TORONTO — A grieving mother who lost her three children and her father in a horrific crash north of Toronto is harnessing a wave of public support and outrage to push for tougher penalties against drunk drivers.
Jennifer Neville-Lake says returning to the site of the crash on Thanksgiving weekend inspired her to launch what she called her "final bit of advocacy" for her children.
Nine-year-old Daniel, Harrison, 5, and two-year-old Milly Neville-Lake were killed along with Gary Neville, 65, after the van they were in was T-boned by an SUV in Vaughan, Ont., on Sept. 27. The children's grandmother and great-grandmother were also seriously injured in the crash.
Marco Muzzo, 29, has been charged with a dozen counts of impaired driving and six more charges of dangerous operation of a motor vehicle related to the incident.
He remains in police custody pending a bail hearing next Monday and his high-profile defence lawyer has said it's premature to indicate how Muzzo will plead.
The maximum sentence for impaired driving causing death is life in prison and Neville-Lake says it's crucial for politicians and the courts to know the public supports that ruling.

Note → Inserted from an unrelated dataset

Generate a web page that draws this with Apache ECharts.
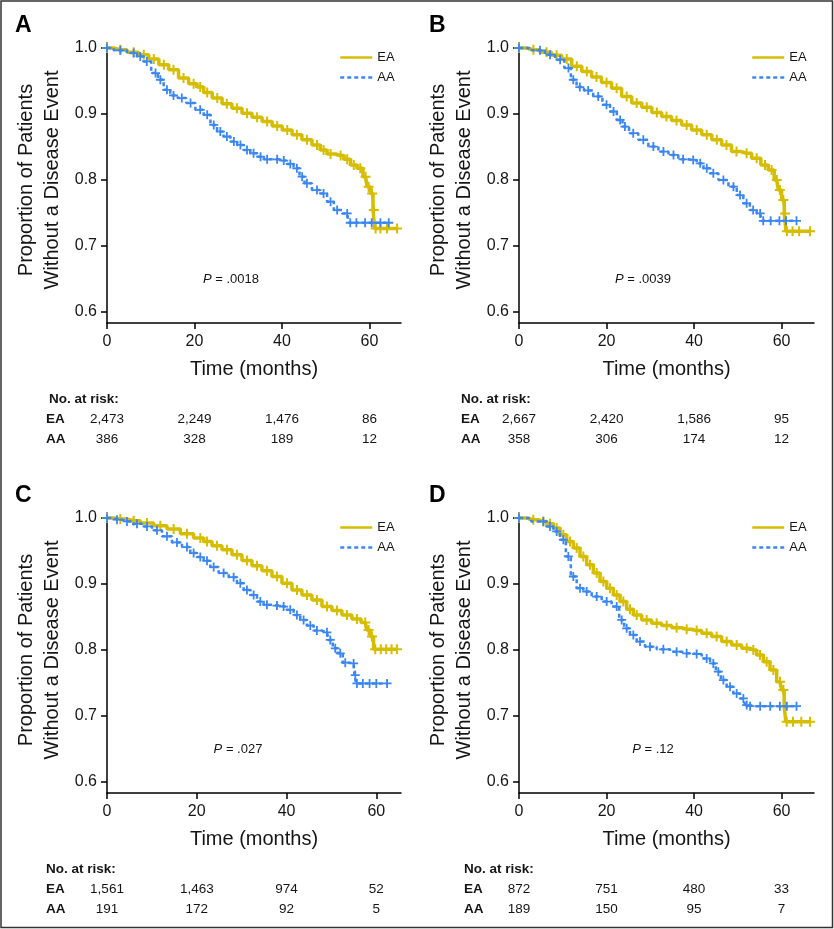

Last week, a young man in Saskatchewan was sentenced to four years in prison for a drunk-driving crash that resulted in the deaths of two women and left a newborn with a brain injury.
In Ontario, a 22-year-old man was sentenced to five years in prison last week after being convicted of driving drunk the wrong way down a highway and killing two people — a 49-year-old man and his 16-year-old daughter — in a 2012 crash.
"If enough people ask for the harshest sentence, it will be considered," Neville-Lake said Tuesday, while cautioning against vigilante justice.
Thanksgiving was "a pretty difficult weekend for us," Neville-Lake said.
Remembering all the things they would have been grateful for — including the progress made by young Harrison, who had special needs — was too painful, so Neville-Lake said she chose to focus on the positive.
"I'm just grateful that I got to see my children, that I got to be their mother," she said.
The family had planned to spend the holiday looking at the autumn leaves, but instead returned to the place where the tragedy occurred.
Neville-Lake and her husband Edward Lake stopped by the site twice, in part to look for anything belonging to their children that may have been left behind, she said.
"When the stuff was returned to us from the police, we didn't get anything of our oldest son's back, Daniel, and we got one of our daughter's shoes back," she said.
"My husband and I were kind of holding on to a pipe dream that we'd magically find it and it would make us feel better — you know, a whole sign from the kids that they're around," she said.
The couple also wanted to confront their grief head-on, she said.
"That's the spot where my kids were (vital signs absent) for quite a while, that's the spot where my dad died," she said. "I don't want to be afraid of it."
It was there that a woman approached the couple and asked how to help, and Neville-Lake began her campaign, asking the woman and others to publicly voice their support for a maximum sentence.
The Muzzo family has issued a statement expressing their condolences but Neville-Lake said no one has contacted them directly.
And though she's not sure she'll attend Muzzo's court hearings, Neville-Lake said she wants to see him in person one day.
"I do want to look upon the man that is the reason I don't have my children to cuddle with," she said.
Neville-Lake said her mother is staying with them after being released from hospital but needs care around the clock, so other relatives have come to lend a hand.
Her grandmother remains in hospital and Neville-Lake said she's not sure the grievously injured woman, who is in her 90s, has been told of the tragedy.